Ahead of the curve: This set of French curves and other rulers is divine and affordable for what you’re getting.
Needles and thread
These are gonna be your bread and butter. So stock up and find your favs. For machine needles: Use what works for your machine!!!!
Handy: A set of handsewing needles. Always good to have in case you need to do minor repairs or fiddly closure work.
My personal fav: A set of specialty needles. I love the curved one.
All set: I haven’t used this myself, but if you find something like this that’s works for your machine, it looks like a one-stop-shop.
Bobbins: You will need more than the two that come with your machine. Trust me. Find the bobbin case that’s compatible with your machine and keep some extra black and white ones ready to go as needed.
Another bobbin organizer, if you prefer stability.
Thread! I like to have all-purpose black and white on hand at all times. Obviously, you should be picking ones for each project depending on the fabric and color, but these are the ones I get constant use out of.
Box of threads! I really like having a box of basic colors so I don’t have to run to the store constantly.
Cleaning it up!
I am so bad about this, but yes, you should clean up your sewing machine after each use to keep it running well. Before you clean your machine, make sure you watch videos or take a class to be prepared.
Put a pin in it!
A classic tomato: You’ll probably want a pincushion for use around the sewing room.
Clippy! Some prefer these clips, especially for thicker materials.
Tear it out
Sometimes you make a mistake. It happens. We deal with it, scream, and move on.
Seam rippers: Have them handy, accept that you will need them.
Make your mark
People have opinions on these. I use a combo of tailor’s chalk and heat-erase pens. Test whatever you use on a scrap to make sure it comes off the fabric.
Tailor’s chalk: Super useful for marking fabric as you need.
Heat-erase pens: These are my go-to. I adore them and have used most of the refills already.
Plastic caboodle situation: I keep my sewing stuff in similar plastic containers (fishing boxes are good too).
This sewing kit also looked decent if you’re looking for lots of compartments.
I found another one that’s probably too good to be true, but honestly, if you’re starting out on a budget…. it’s not the worst.
Classic sewing kit: It’s not snazzy, but it’s classic.
Ironing it out
A basic iron is a sewing room must. Does that mean I iron EVERYTHING? Nope, but trust me, you’ll want one for getting crisp seams and other finicky sewing things.

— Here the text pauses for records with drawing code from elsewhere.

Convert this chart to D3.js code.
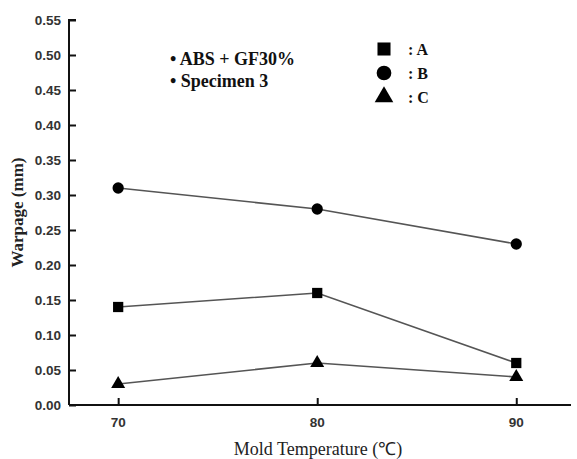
<!DOCTYPE html>
<html>
<head>
<meta charset="utf-8">
<script src="https://cdn.jsdelivr.net/npm/d3@7"></script>
<style>
  body { margin: 0; background: #fff; }
  svg { display: block; }
</style>
</head>
<body>
<div id="chart-area"></div>
<script>
// Data
const temps = [70, 80, 90];
const seriesA = [0.14, 0.16, 0.06];
const seriesB = [0.31, 0.28, 0.23];
const seriesC = [0.03, 0.06, 0.04];
const yTicks = [0, 0.05, 0.1, 0.15, 0.2, 0.25, 0.3, 0.35, 0.4, 0.45, 0.5, 0.55];
const notes = ["ABS + GF30%", "Specimen 3"];
const legendNames = ["A", "B", "C"];

(function () {
  const W = 577, H = 459;
  const svg = d3.select("#chart-area").append("svg")
    .attr("width", W).attr("height", H);

  // scales
  const x = d3.scaleLinear().domain([67.53, 92.75]).range([69, 571]);
  const y = d3.scaleLinear().domain([0, 0.55]).range([405, 20]);

  const sans = "Arial, 'Liberation Sans', sans-serif";
  const serif = "'Times New Roman', 'Liberation Serif', serif";

  // y axis
  const yAxis = svg.append("g")
    .attr("transform", `translate(${x.range()[0]},0)`)
    .call(d3.axisRight(y).tickValues(yTicks).tickSize(7).tickFormat(""));
  yAxis.select(".domain").attr("stroke", "#111").attr("stroke-width", 2).attr("d", `M7,${y(0.55)}H0V${y(0)}`);
  yAxis.selectAll(".tick line").attr("stroke", "#111").attr("stroke-width", 2);

  svg.append("g").selectAll("text").data(yTicks).join("text")
    .attr("x", 61).attr("y", d => y(d)).attr("dy", "0.36em")
    .attr("text-anchor", "end")
    .attr("font-family", sans).attr("font-weight", "bold").attr("font-size", 13.5)
    .attr("fill", "#333")
    .text(d => d3.format(".2f")(d));

  // x axis
  const xAxis = svg.append("g")
    .attr("transform", `translate(0,${y(0)})`)
    .call(d3.axisTop(x).tickValues(temps).tickSize(7).tickFormat(""));
  xAxis.select(".domain").attr("stroke", "#111").attr("stroke-width", 2).attr("d", `M${x.range()[0]},0H${x.range()[1]}`);
  xAxis.selectAll(".tick line").attr("stroke", "#111").attr("stroke-width", 2);

  svg.append("g").selectAll("text").data(temps).join("text")
    .attr("x", d => x(d)).attr("y", 427)
    .attr("text-anchor", "middle")
    .attr("font-family", sans).attr("font-weight", "bold").attr("font-size", 13.5)
    .attr("fill", "#333")
    .text(d => d);

  // axis titles
  svg.append("text")
    .attr("x", 318).attr("y", 455)
    .attr("text-anchor", "middle")
    .attr("font-family", serif).attr("font-size", 18).attr("fill", "#222")
    .text("Mold Temperature (\u2103)");

  svg.append("text")
    .attr("transform", `translate(23,${y(0.275)}) rotate(-90)`)
    .attr("text-anchor", "middle")
    .attr("font-family", serif).attr("font-weight", "bold").attr("font-size", 17).attr("fill", "#222")
    .text("Warpage (mm)");

  // series
  const series = [
    { name: "A", values: seriesA, symbol: d3.symbolSquare, size: 105 },
    { name: "B", values: seriesB, symbol: d3.symbolCircle, size: 100 },
    { name: "C", values: seriesC, symbol: d3.symbolTriangle, size: 85 }
  ];

  const line = d3.line().x((d, i) => x(temps[i])).y(d => y(d));

  series.forEach(s => {
    svg.append("path")
      .attr("d", line(s.values))
      .attr("fill", "none").attr("stroke", "#555").attr("stroke-width", 1.6);
    svg.append("g").selectAll("path").data(s.values).join("path")
      .attr("transform", (d, i) => `translate(${x(temps[i])},${y(d)})`)
      .attr("d", d3.symbol().type(s.symbol).size(s.size))
      .attr("fill", "#000");
  });

  // annotation
  svg.append("g").selectAll("text").data(notes).join("text")
    .attr("x", 170).attr("y", (d, i) => 65 + i * 22)
    .attr("font-family", serif).attr("font-weight", "bold").attr("font-size", 18).attr("fill", "#111")
    .text(d => "\u2022 " + d);

  // legend
  const leg = svg.append("g");
  series.forEach((s, i) => {
    const ly = 49 + i * 24;
    leg.append("path")
      .attr("transform", `translate(384,${ly})`)
      .attr("d", d3.symbol().type(s.symbol).size(s.symbol === d3.symbolTriangle ? 150 : 170))
      .attr("fill", "#000");
    leg.append("text")
      .attr("x", 408).attr("y", ly).attr("dy", "0.36em")
      .attr("font-family", serif).attr("font-weight", "bold").attr("font-size", 16).attr("fill", "#111")
      .text(": " + legendNames[i]);
  });
})();
</script>
</body>
</html>
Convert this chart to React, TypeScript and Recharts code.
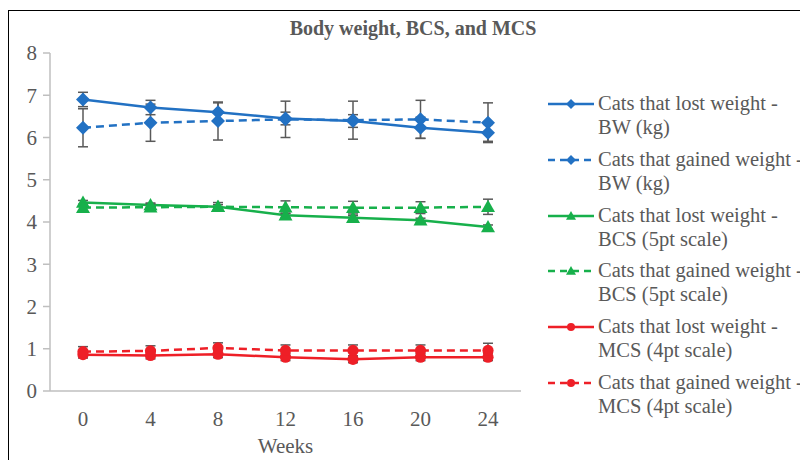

I have some gorgeous fabrics that wrinkle if you even look at it sideways.
A basic ironing board is also good, and it took me way too long in my sewing journey to figure that out.
If you don’t have space for a full board, there’s also these great little ones.
Gifts for your favorite sewist!
So maybe you’re here because you wanna give your crafty friend something useful. That rocks! Here are a couple of great upgrades that your starter sewist friend may appreciate.
Lights! Yes, a light strip for your sewing machine can make a world of difference. It does more than that single bulb and you can adjust to your needs and lighting.
A sewing machine pad and organizer is fantastic for folks who may not have tons of tabletop space, but need to stash thread, needles and more.
Pretties. Extra scissors are always nice, and getting something shiny and cute is a great upgrade.
Embroidery scissors are always great, and this set is sleek and cute.
For fiddly bits and people who are tired of using a safety pin to get ribbon through channels, this tool is your new best friend.
A whole bunch of muslin goes a long way.
**I’m a participant in the Amazon Services LLC Associates Program. If you purchase items through the links listed above, I may earn a small commission, which will go directly to supporting this channel and my work. Thank you!
I hope this was a useful guide! I get questions about this stuff all the time and I thought I’d do a very basic guide. I know many folks so not support Amazon, but I used Amazon links because, realistically, that’s a very accessible place for many starting sewists. Yes, people can and should get materials locally if they can, but it’s flat-out snobbery to demand every new sewer not use Amazon or other resources they can afford. Is that choice also filled with ethical choices around labor? Yes, but so it most things humans do. Please, if you can support new sewists and pitch in for supplies, do that. Mentorship is a massively useful skill that the community is in need of.